Fresques, who had been to the home to visit Garcia just a week before, held the metallic handgun at his side, witnesses said.

When he asked Fotu to "check downstairs," Fotu testified, he woke a woman later identified as Garcia's live-in girlfriend. She raced upstairs ahead of him to demand to know what was happening.

By the time Fotu reached the landing, Curtis and Fotu said, Fresques had begun shooting.

Curtis said she remembers it vividly: The defendant raised the gun and shot Jarman, who was seated beside her on a turquoise chair. He shot Young once, then again when the woman began to scream and flail around. Twice, he shot in the direction of Fotu and Garcia, who had begun to scuffle in the area of the kitchen.

"I feel bad, feel like it was all my fault. I should have called 911, but I was just thinking about my own skin, about getting out of there," Curtis said, crying. "[After the shooting], it was killing me. I couldn't sleep. I couldn't eat. I couldn't get high enough to get away from it."

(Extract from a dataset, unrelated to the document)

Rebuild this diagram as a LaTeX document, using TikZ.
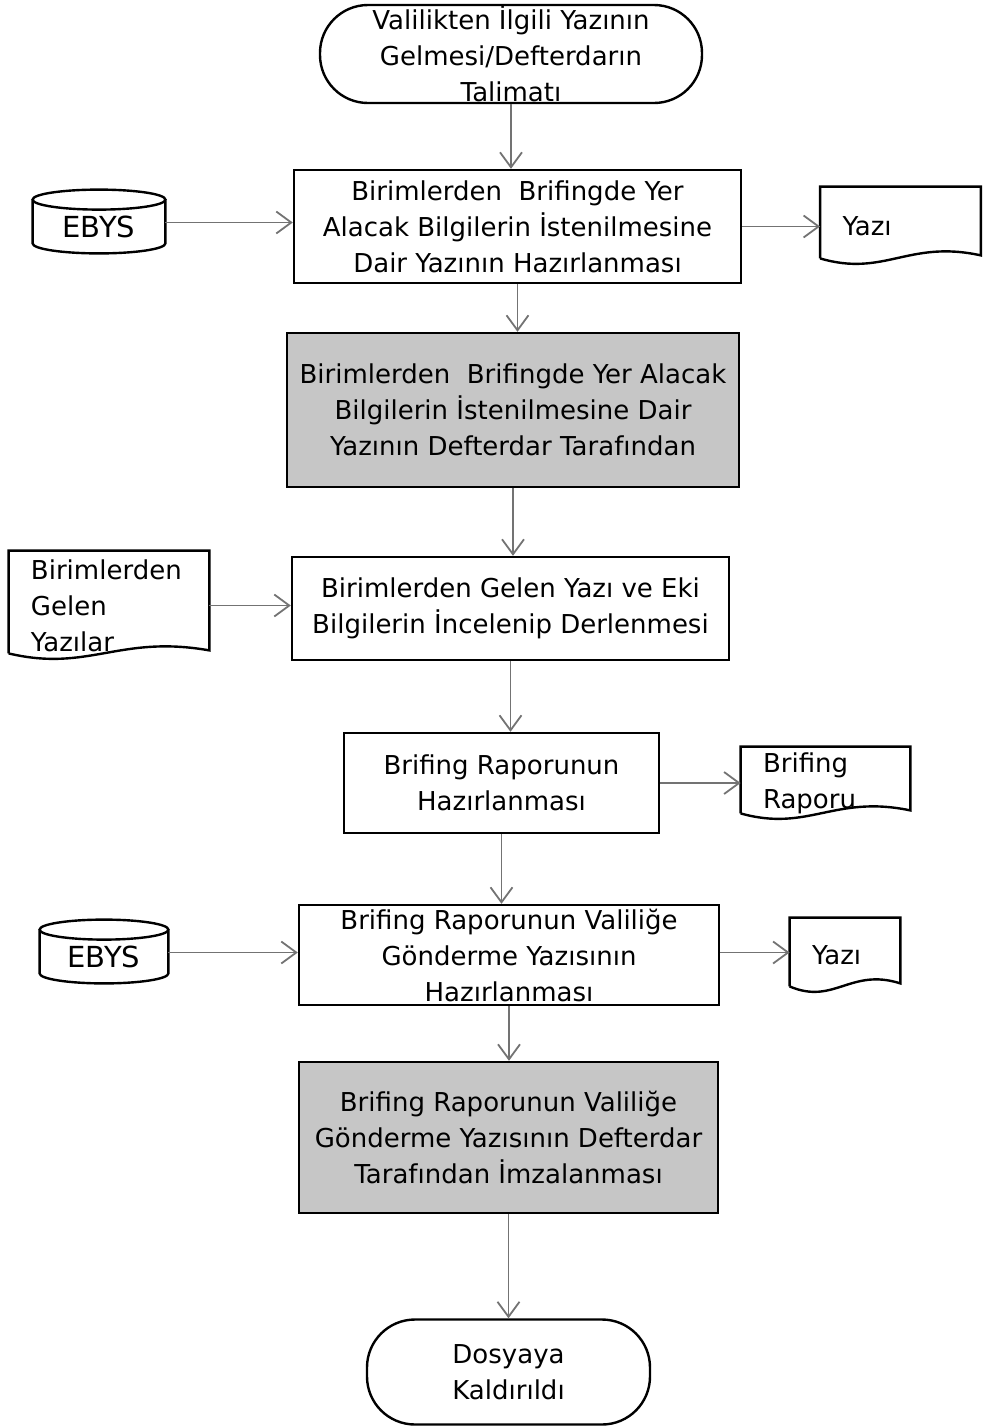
\documentclass[tikz,border=0pt]{standalone}
\usepackage{fontspec}
\setmainfont{DejaVu Sans}
\usetikzlibrary{shapes.geometric,arrows.meta,calc}

\tikzset{
  flow/.style={draw, line width=1.2pt, inner sep=0pt, align=center,
    font=\fontsize{13}{18}\selectfont},
  procbox/.style={flow, rectangle},
  signbox/.style={procbox, fill=gray!45},
  termbox/.style={flow, rectangle, rounded corners=24pt},
  dbbox/.style={rectangle, inner sep=0pt, font=\fontsize{14.5}{18}\selectfont},
  docbox/.style={rectangle, inner ysep=0pt, inner xsep=11pt, align=left,
    text width=#1, font=\fontsize{13}{18}\selectfont},
  conn/.style={draw=black!55, line width=0.9pt,
    -{Straight Barb[length=7.5pt,width=11pt,line width=0.9pt]}}
}

% wavy bottom of a document node
\newcommand{\docoutline}[1]{%
  \draw[line width=1.2pt] ([yshift=3.5pt]#1.south west) -- (#1.north west)
    -- (#1.north east) -- ([yshift=5pt]#1.south east)
    .. controls ($(#1.south west)!0.55!(#1.south east)+(0,13pt)$)
    and ($(#1.south west)!0.4!(#1.south east)+(0,-6pt)$)
    .. ([yshift=3.5pt]#1.south west);}
% drum outline round a database node
\newcommand{\dboutline}[1]{%
  \draw[line width=1.2pt] let \p1=($(#1.east)-(#1.west)$) in
    (#1.north) ellipse [x radius=0.5*\x1, y radius=5pt]
    (#1.north west) -- ([yshift=5pt]#1.south west)
    arc[start angle=180, end angle=360, x radius=0.5*\x1, y radius=5pt]
    -- (#1.north east);}

\begin{document}
\begin{tikzpicture}[x=0.5pt,y=-0.5pt]
  \useasboundingbox (0,0) rectangle (982,1426);

  % main column
  \node[termbox, minimum width=191pt, minimum height=49pt] (start) at (511,54)
    {Valilikten İlgili Yazının\\Gelmesi/Defterdarın\\Talimatı};
  \node[procbox, minimum width=223.5pt, minimum height=56.5pt] (b1) at (517.5,226.5)
    {Birimlerden~~Brifingde Yer\\Alacak Bilgilerin İstenilmesine\\Dair Yazının Hazırlanması};
  \node[signbox, minimum width=226pt, minimum height=77pt] (b2) at (513,410)
    {Birimlerden~~Brifingde Yer Alacak\\Bilgilerin İstenilmesine Dair\\Yazının Defterdar Tarafından};
  \node[procbox, minimum width=218.5pt, minimum height=51.5pt] (b3) at (510.5,608.5)
    {Birimlerden Gelen Yazı ve Eki\\Bilgilerin İncelenip Derlenmesi};
  \node[procbox, minimum width=157.5pt, minimum height=50pt] (b4) at (501.5,783)
    {Brifing Raporunun\\Hazırlanması};
  \node[procbox, minimum width=210pt, minimum height=50pt] (b5) at (509,955)
    {Brifing Raporunun Valiliğe\\Gönderme Yazısının\\Hazırlanması};
  \node[signbox, minimum width=209.5pt, minimum height=75.5pt] (b6) at (508.5,1137.5)
    {Brifing Raporunun Valiliğe\\Gönderme Yazısının Defterdar\\Tarafından İmzalanması};
  \node[termbox, minimum width=141.5pt, minimum height=52.5pt] (end) at (508.5,1372)
    {Dosyaya\\Kaldırıldı};

  % side nodes
  \node[dbbox, minimum width=66pt, minimum height=26.5pt] (db1) at (99,226.5) {EBYS};
  \node[dbbox, minimum width=64pt, minimum height=26.5pt] (db2) at (104,956.5) {EBYS};
  \foreach \d in {db1,db2} {\dboutline{\d}}
  \node[docbox=58pt, minimum height=39pt] (doc1) at (900.5,226) {Yazı};
  \node[docbox=78pt, minimum height=54.5pt] (doc2) at (109,605.5)
    {Birimlerden\\Gelen\\Yazılar};
  \node[docbox=62.5pt, minimum height=36.5pt] (doc3) at (825.5,783.5)
    {Brifing\\Raporu};
  \node[docbox=33pt, minimum height=37.5pt] (doc4) at (845,955.5) {Yazı};
  \foreach \d in {doc1,doc2,doc3,doc4} {\docoutline{\d}}

  % connectors
  \draw[conn] (start.south) -- (start.south |- b1.north);
  \draw[conn] (b1.south) -- (b1.south |- b2.north);
  \draw[conn] (b2.south) -- (b2.south |- b3.north);
  \draw[conn] (b3.south) -- (b3.south |- b4.north);
  \draw[conn] (b4.south) -- (b4.south |- b5.north);
  \draw[conn] (b5.south) -- (b5.south |- b6.north);
  \draw[conn] (b6.south) -- (b6.south |- end.north);
  \draw[conn] ([yshift=2pt]db1.east) -- ([yshift=2pt]db1.east -| b1.west);
  \draw[conn] (b1) -- (b1 -| doc1.west);
  \draw[conn] (doc2) -- (doc2 -| b3.west);
  \draw[conn] (b4) -- (b4 -| doc3.west);
  \draw[conn] ([yshift=2pt]db2.east) -- ([yshift=2pt]db2.east -| b5.west);
  \draw[conn] ([yshift=2pt]b5.east |- db2) -- ([yshift=2pt]doc4.west |- db2);
\end{tikzpicture}
\end{document}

It wasn't clear in testimony Wednesday when or how Lucero, who was asleep in an upstairs bedroom, was shot.

Fotu didn't see anyone get shot, he testified. He only heard the sound of gunfire.

Fotu pleaded guilty in October to second-degree felony obstructing justice in the Midvale homicide case for ultimately loaning his truck to Fresques, which allowed him to evade capture until he crashed Fotu's truck into a car parked near 3700 South and 300 East, though he said he never met Fresques before that night. He will be sentenced later this month.

Fotu agreed to testify as part of a plea agreement with prosecutors.

Curtis, who is serving a year in jail on an unrelated drug charge, was not charged in this case.

The preliminary hearing is expected to last through Friday morning.